[STORED DATA]
▽
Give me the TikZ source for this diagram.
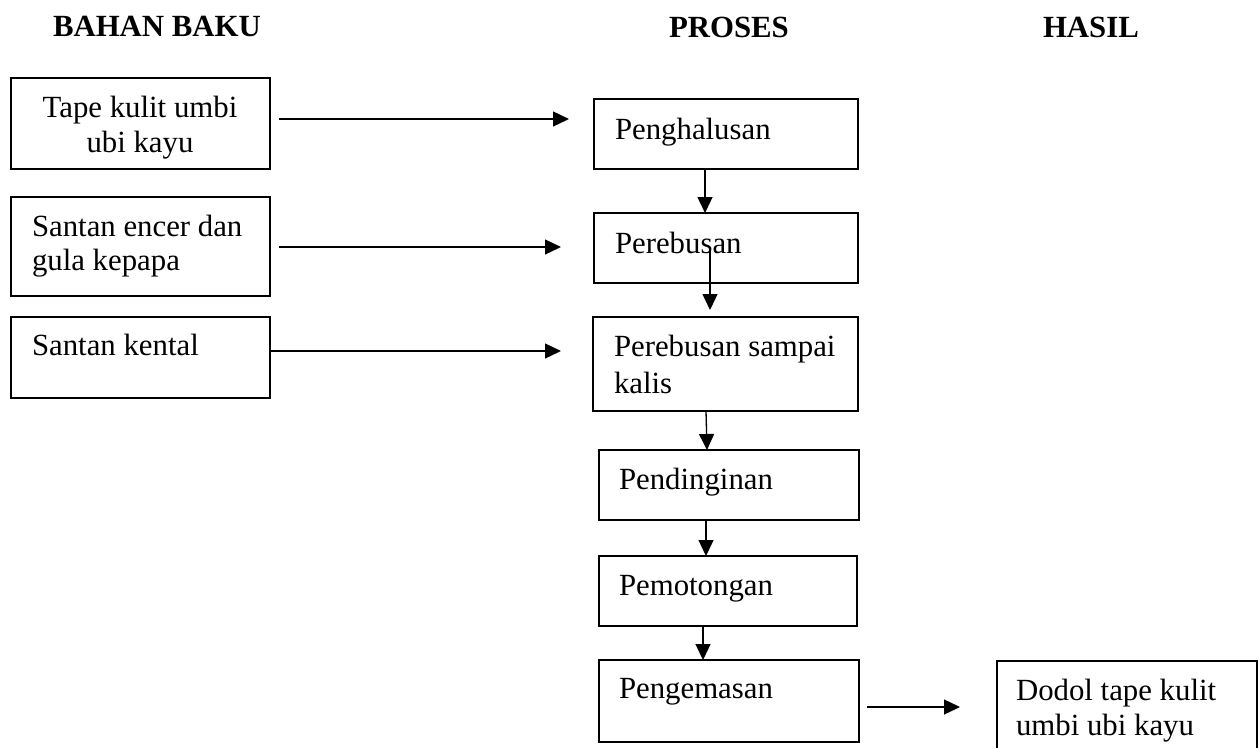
\documentclass[tikz,border=0pt]{standalone}
\usepackage{fontspec}
\setmainfont{Liberation Serif}
\usetikzlibrary{arrows.meta}
\begin{document}
\begin{tikzpicture}[x=1pt,y=-1pt,
  box/.style={draw,line width=1.6pt,inner sep=0pt,outer sep=0pt,rectangle},
  txt/.style={inner sep=0pt,outer sep=0pt,font=\fontsize{30.8}{35}\selectfont},
  head/.style={inner sep=0pt,outer sep=0pt,font=\fontsize{30.8}{35}\selectfont\bfseries,anchor=base west},
  arr/.style={line width=1.3pt,-{Triangle[length=16pt,width=15pt]}}]
\useasboundingbox (0,0) rectangle (1260,747);
% headers
\node[head] (hb) at (53,36) {BAHAN BAKU};
\node[head] (hp) at (669,37) {PROSES};
\node[head] (hh) at (1043,37) {HASIL};
% input boxes
\node[box,minimum width=259pt,minimum height=91pt] (b1) at (140.5,123.5) {};
\node[box,minimum width=259pt,minimum height=99pt] (b2) at (140.5,246.5) {};
\node[box,minimum width=259pt,minimum height=81pt] (b3) at (140.5,357.5) {};
% process boxes
\node[box,minimum width=264pt,minimum height=70pt] (p1) at (726,134) {};
\node[box,minimum width=264pt,minimum height=70pt] (p2) at (726,248) {};
\node[box,minimum width=265pt,minimum height=94pt] (p3) at (725.5,364) {};
\node[box,minimum width=260pt,minimum height=70pt] (p4) at (729,485) {};
\node[box,minimum width=258pt,minimum height=70pt] (p5) at (728,591) {};
\node[box,minimum width=260pt,minimum height=82pt] (p6) at (729,701) {};
% result box
\node[box,minimum width=260pt,minimum height=119pt] (r1) at (1127,720.5) {};
% texts
\node[txt,anchor=base] (t1a) at (140,117) {Tape kulit umbi};
\node[txt,anchor=base] (t1b) at (140,152) {ubi kayu};
\node[txt,anchor=base west] (t2a) at (32,236) {Santan encer dan};
\node[txt,anchor=base west] (t2b) at (32,270) {gula kepapa};
\node[txt,anchor=base west] (t3) at (32,355) {Santan kental};
\node[txt,anchor=base west] (tp1) at (615,139) {Penghalusan};
\node[txt,anchor=base west] (tp2) at (615,253) {Perebusan};
\node[txt,anchor=base west] (tp3a) at (614,356) {Perebusan sampai};
\node[txt,anchor=base west] (tp3b) at (614,393) {kalis};
\node[txt,anchor=base west] (tp4) at (619,489) {Pendinginan};
\node[txt,anchor=base west] (tp5) at (619,595) {Pemotongan};
\node[txt,anchor=base west] (tp6) at (619,698) {Pengemasan};
\node[txt,anchor=base west] (tr1a) at (1016,700) {Dodol tape kulit};
\node[txt,anchor=base west] (tr1b) at (1016,735) {umbi ubi kayu};
% connector coordinates
\coordinate (a1s) at (279,119);
\coordinate (a1e) at (569,119);
\coordinate (a2s) at (279,247);
\coordinate (a2e) at (561,247);
\coordinate (a3e) at (561,351);
\coordinate (v2s) at (710,250);
\coordinate (v2e) at (710,310);
\coordinate (hs) at (867,707);
\coordinate (he) at (960,707);
% horizontal arrows
\draw[arr] (a1s) -- (a1e);
\draw[arr] (a2s) -- (a2e);
\draw[arr] (b3.east |- a3e) -- (a3e);
\draw[arr] (hs) -- (he);
% vertical arrows
\draw[arr] (p1.south -| 705,0) -- (p2.north -| 705,0);
\draw[arr] (v2s) -- (v2e);
\draw[arr] (p3.south -| 706,0) -- (p4.north -| 707,0);
\draw[arr] (p4.south -| 706,0) -- (p5.north -| 706,0);
\draw[arr] (p5.south -| 703,0) -- (p6.north -| 703,0);
\end{tikzpicture}
\end{document}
△
[WRITTEN TASK]
Transcribe the listing in full. Omit the pictures and keep every line exact.

[FULL OUTPUT]
Give me the TikZ source for this diagram.
\documentclass[tikz,border=0pt]{standalone}
\usepackage{fontspec}
\setmainfont{Liberation Serif}
\usetikzlibrary{arrows.meta}
\begin{document}
\begin{tikzpicture}[x=1pt,y=-1pt,
  box/.style={draw,line width=1.6pt,inner sep=0pt,outer sep=0pt,rectangle},
  txt/.style={inner sep=0pt,outer sep=0pt,font=\fontsize{30.8}{35}\selectfont},
  head/.style={inner sep=0pt,outer sep=0pt,font=\fontsize{30.8}{35}\selectfont\bfseries,anchor=base west},
  arr/.style={line width=1.3pt,-{Triangle[length=16pt,width=15pt]}}]
\useasboundingbox (0,0) rectangle (1260,747);
% headers
\node[head] (hb) at (53,36) {BAHAN BAKU};
\node[head] (hp) at (669,37) {PROSES};
\node[head] (hh) at (1043,37) {HASIL};
% input boxes
\node[box,minimum width=259pt,minimum height=91pt] (b1) at (140.5,123.5) {};
\node[box,minimum width=259pt,minimum height=99pt] (b2) at (140.5,246.5) {};
\node[box,minimum width=259pt,minimum height=81pt] (b3) at (140.5,357.5) {};
% process boxes
\node[box,minimum width=264pt,minimum height=70pt] (p1) at (726,134) {};
\node[box,minimum width=264pt,minimum height=70pt] (p2) at (726,248) {};
\node[box,minimum width=265pt,minimum height=94pt] (p3) at (725.5,364) {};
\node[box,minimum width=260pt,minimum height=70pt] (p4) at (729,485) {};
\node[box,minimum width=258pt,minimum height=70pt] (p5) at (728,591) {};
\node[box,minimum width=260pt,minimum height=82pt] (p6) at (729,701) {};
% result box
\node[box,minimum width=260pt,minimum height=119pt] (r1) at (1127,720.5) {};
% texts
\node[txt,anchor=base] (t1a) at (140,117) {Tape kulit umbi};
\node[txt,anchor=base] (t1b) at (140,152) {ubi kayu};
\node[txt,anchor=base west] (t2a) at (32,236) {Santan encer dan};
\node[txt,anchor=base west] (t2b) at (32,270) {gula kepapa};
\node[txt,anchor=base west] (t3) at (32,355) {Santan kental};
\node[txt,anchor=base west] (tp1) at (615,139) {Penghalusan};
\node[txt,anchor=base west] (tp2) at (615,253) {Perebusan};
\node[txt,anchor=base west] (tp3a) at (614,356) {Perebusan sampai};
\node[txt,anchor=base west] (tp3b) at (614,393) {kalis};
\node[txt,anchor=base west] (tp4) at (619,489) {Pendinginan};
\node[txt,anchor=base west] (tp5) at (619,595) {Pemotongan};
\node[txt,anchor=base west] (tp6) at (619,698) {Pengemasan};
\node[txt,anchor=base west] (tr1a) at (1016,700) {Dodol tape kulit};
\node[txt,anchor=base west] (tr1b) at (1016,735) {umbi ubi kayu};
% connector coordinates
\coordinate (a1s) at (279,119);
\coordinate (a1e) at (569,119);
\coordinate (a2s) at (279,247);
\coordinate (a2e) at (561,247);
\coordinate (a3e) at (561,351);
\coordinate (v2s) at (710,250);
\coordinate (v2e) at (710,310);
\coordinate (hs) at (867,707);
\coordinate (he) at (960,707);
% horizontal arrows
\draw[arr] (a1s) -- (a1e);
\draw[arr] (a2s) -- (a2e);
\draw[arr] (b3.east |- a3e) -- (a3e);
\draw[arr] (hs) -- (he);
% vertical arrows
\draw[arr] (p1.south -| 705,0) -- (p2.north -| 705,0);
\draw[arr] (v2s) -- (v2e);
\draw[arr] (p3.south -| 706,0) -- (p4.north -| 707,0);
\draw[arr] (p4.south -| 706,0) -- (p5.north -| 706,0);
\draw[arr] (p5.south -| 703,0) -- (p6.north -| 703,0);
\end{tikzpicture}
\end{document}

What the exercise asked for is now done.